→ **Task details**: Lines containing "diagram" are to be counted. Give the number and nothing more.

→ **Records to process**:
#####

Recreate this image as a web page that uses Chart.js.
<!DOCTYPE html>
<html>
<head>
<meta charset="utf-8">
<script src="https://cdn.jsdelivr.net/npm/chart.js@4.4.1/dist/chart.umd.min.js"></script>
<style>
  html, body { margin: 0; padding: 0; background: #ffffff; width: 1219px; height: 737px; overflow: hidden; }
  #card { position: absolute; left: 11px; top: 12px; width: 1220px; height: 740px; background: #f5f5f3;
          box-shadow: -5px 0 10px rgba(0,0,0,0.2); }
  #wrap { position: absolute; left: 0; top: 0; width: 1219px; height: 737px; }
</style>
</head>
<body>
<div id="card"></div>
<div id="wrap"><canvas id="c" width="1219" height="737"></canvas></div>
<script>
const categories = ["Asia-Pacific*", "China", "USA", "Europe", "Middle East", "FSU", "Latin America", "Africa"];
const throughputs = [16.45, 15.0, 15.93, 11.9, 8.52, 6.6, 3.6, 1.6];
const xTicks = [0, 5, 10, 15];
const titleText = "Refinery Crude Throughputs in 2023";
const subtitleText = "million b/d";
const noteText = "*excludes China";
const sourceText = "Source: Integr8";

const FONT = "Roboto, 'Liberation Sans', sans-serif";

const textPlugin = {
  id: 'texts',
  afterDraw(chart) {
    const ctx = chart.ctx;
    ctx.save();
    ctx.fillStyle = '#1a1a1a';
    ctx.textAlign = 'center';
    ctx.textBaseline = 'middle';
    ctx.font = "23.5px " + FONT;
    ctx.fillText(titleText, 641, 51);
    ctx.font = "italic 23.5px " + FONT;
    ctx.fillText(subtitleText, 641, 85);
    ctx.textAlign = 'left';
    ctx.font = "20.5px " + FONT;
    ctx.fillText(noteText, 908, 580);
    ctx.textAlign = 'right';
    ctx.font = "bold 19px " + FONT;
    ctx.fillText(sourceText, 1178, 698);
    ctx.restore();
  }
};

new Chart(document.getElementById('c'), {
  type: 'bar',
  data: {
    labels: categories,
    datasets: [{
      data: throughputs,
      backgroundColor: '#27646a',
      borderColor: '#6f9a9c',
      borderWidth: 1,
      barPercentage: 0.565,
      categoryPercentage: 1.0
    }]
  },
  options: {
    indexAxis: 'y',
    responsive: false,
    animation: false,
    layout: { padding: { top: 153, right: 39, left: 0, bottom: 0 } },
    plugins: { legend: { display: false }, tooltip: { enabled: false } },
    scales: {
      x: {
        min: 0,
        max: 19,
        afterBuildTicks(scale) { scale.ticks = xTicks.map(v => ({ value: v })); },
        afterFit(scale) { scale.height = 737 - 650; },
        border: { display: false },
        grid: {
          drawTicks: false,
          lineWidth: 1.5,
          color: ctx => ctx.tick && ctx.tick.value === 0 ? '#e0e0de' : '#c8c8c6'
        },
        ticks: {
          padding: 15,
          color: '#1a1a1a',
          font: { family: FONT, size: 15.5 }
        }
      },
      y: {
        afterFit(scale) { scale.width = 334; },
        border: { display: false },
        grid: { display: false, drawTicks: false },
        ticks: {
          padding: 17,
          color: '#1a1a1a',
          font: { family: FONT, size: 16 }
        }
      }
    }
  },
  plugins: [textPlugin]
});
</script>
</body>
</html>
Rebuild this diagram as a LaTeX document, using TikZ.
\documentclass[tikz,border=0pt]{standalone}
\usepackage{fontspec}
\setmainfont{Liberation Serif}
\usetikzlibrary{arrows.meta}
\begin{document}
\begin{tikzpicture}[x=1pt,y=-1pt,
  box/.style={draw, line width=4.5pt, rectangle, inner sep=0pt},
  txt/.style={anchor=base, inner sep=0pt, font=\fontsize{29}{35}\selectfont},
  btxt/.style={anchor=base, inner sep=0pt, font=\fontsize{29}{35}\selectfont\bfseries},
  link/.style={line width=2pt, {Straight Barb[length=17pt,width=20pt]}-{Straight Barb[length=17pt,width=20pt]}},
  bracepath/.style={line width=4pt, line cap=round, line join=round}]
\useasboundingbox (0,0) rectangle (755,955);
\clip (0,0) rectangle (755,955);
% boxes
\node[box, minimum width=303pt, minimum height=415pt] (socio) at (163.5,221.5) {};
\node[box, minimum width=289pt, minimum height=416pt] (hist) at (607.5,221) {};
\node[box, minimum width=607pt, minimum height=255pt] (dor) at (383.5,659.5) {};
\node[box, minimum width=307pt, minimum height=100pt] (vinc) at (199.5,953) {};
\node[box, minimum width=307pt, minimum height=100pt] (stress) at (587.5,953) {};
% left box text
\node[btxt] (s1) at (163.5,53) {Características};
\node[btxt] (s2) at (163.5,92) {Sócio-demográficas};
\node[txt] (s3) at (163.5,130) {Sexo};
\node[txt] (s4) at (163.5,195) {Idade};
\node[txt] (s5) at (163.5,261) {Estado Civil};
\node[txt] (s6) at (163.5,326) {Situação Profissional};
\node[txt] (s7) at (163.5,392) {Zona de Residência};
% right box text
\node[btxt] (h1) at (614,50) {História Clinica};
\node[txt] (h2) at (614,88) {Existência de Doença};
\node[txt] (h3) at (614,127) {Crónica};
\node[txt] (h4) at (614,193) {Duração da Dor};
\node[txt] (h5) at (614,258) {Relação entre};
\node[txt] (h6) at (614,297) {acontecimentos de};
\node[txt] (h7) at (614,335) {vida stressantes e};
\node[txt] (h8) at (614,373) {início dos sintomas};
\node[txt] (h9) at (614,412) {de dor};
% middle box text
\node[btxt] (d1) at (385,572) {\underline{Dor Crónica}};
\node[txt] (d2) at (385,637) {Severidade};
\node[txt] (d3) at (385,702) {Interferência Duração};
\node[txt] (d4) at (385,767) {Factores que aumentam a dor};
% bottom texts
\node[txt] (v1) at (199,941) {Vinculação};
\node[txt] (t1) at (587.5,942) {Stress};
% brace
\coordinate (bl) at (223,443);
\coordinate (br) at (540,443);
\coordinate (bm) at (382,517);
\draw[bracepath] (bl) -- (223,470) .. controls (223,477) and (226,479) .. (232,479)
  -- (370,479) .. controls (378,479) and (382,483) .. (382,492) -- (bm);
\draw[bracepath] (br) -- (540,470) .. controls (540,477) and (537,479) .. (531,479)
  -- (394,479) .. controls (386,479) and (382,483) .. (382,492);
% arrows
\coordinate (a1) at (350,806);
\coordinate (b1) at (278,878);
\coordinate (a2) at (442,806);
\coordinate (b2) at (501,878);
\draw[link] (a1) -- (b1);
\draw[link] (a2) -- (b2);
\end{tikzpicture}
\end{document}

#####

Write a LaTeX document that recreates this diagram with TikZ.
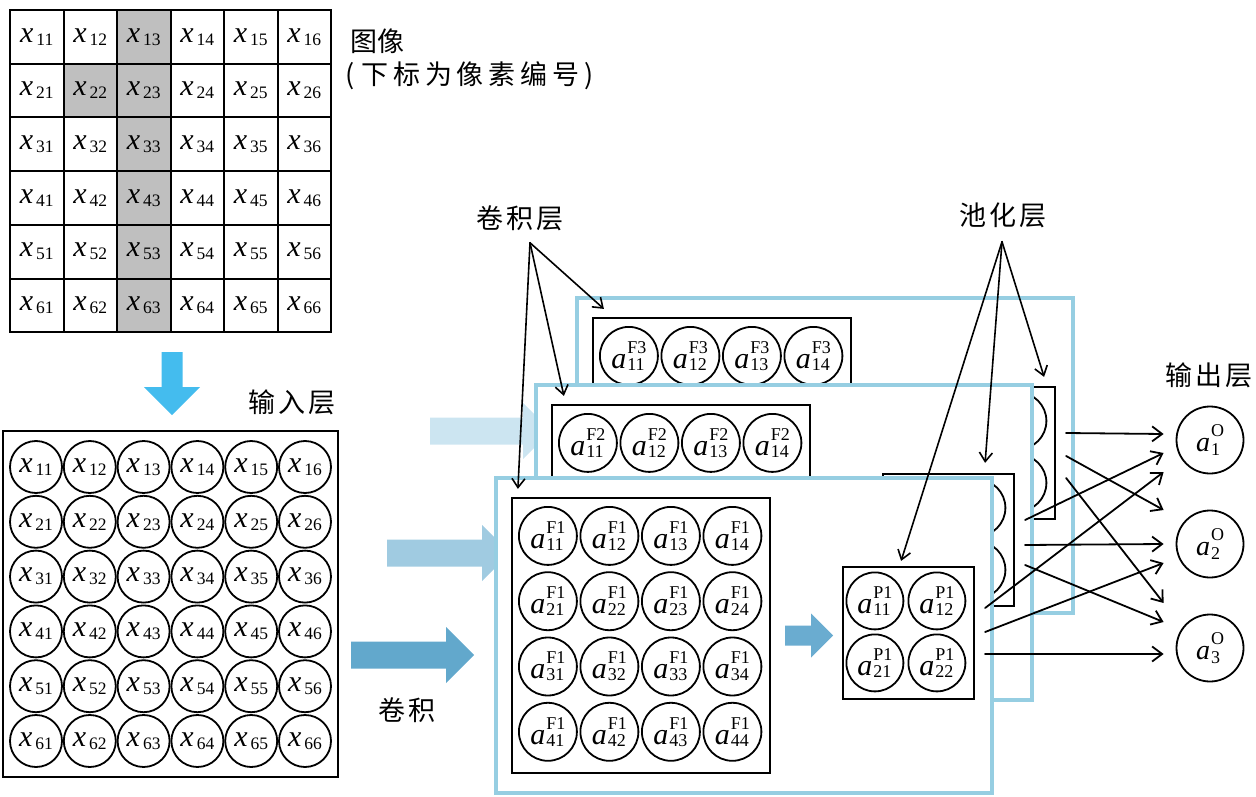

#####

→ **Task answer**: 2